2. If there is no syntax error and there is a declaration error, the program should output the error
message for the declaration error. You can assume that there can be no more than one declaration
error in the test case. If the program outputs a declaration error, the program should output no
other error message. Specifically, it should not output any type mismatch or uninitialized variable
error message.
3. If there is no syntax error and no declaration error and there is a type mismatch, the program
should output the error message for the type mismatch. You can assume that there can be no more
than one type mismatch per test case. If the program outputs a type mismatch error message, the
program should output no other error message. Specifically, it should not output any uninitialized
variable error message.
4. If there is no syntax error, no declaration error and no type mismatch error, the program should
output the list of variables used but not initialized in the format specified in Section 4.3.
5. If there is no error of any kind, the program should output for each reference, the line number of
the reference and the line number of the declaration to which the reference resolves as explained
in Section 4.4 above.
7. Evaluation
Your submission will be graded on passing the automated test cases.

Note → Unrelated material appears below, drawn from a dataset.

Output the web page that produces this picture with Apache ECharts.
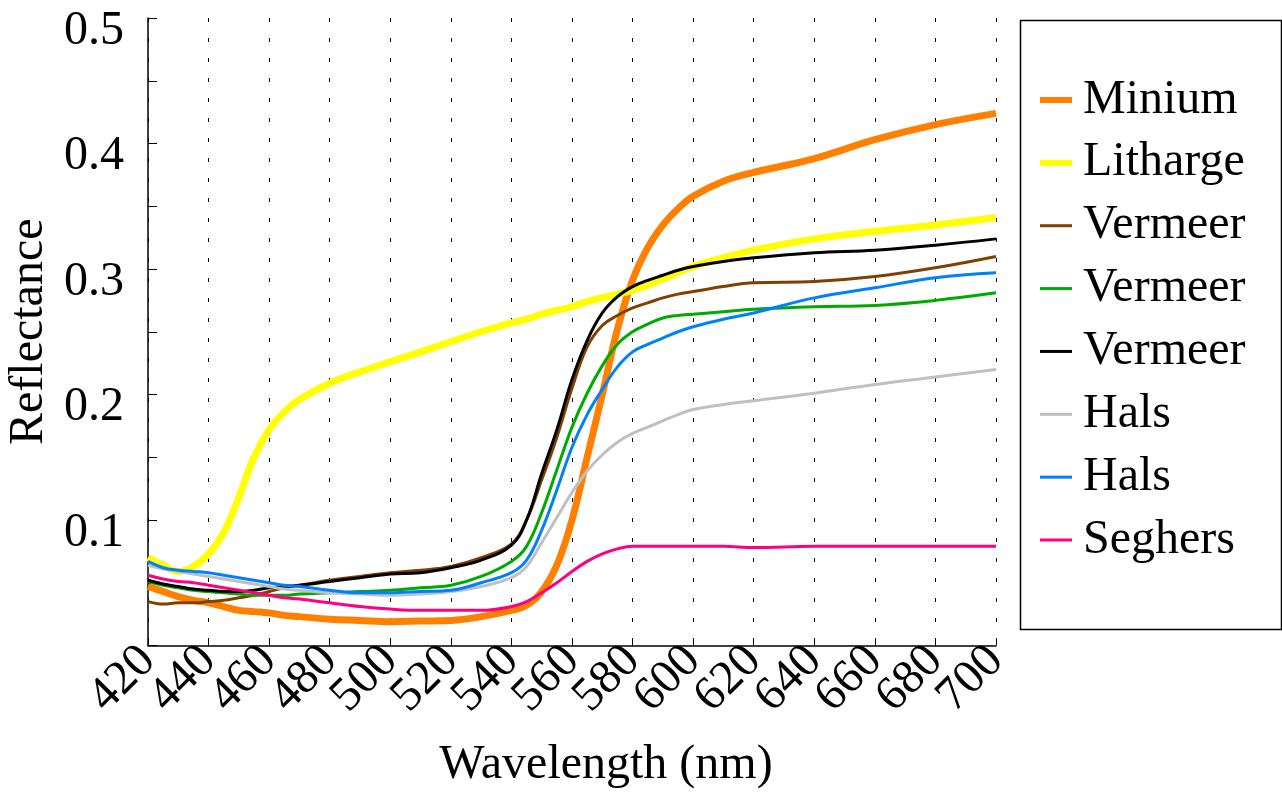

The test cases (there will be multiple test cases in each category, each with equal weight) will be broken
down in the following way (out of 100 points):
Parsing: 35 points
Errors involving declarations: 20 points
Type mismatch errors and no semantic error cases: 35 points
Use of uninitialized variables: 10 points
There is no partial credit for the parsing category, you need to pass all test cases in that category to get
the 35 points. All other categories have partial credit.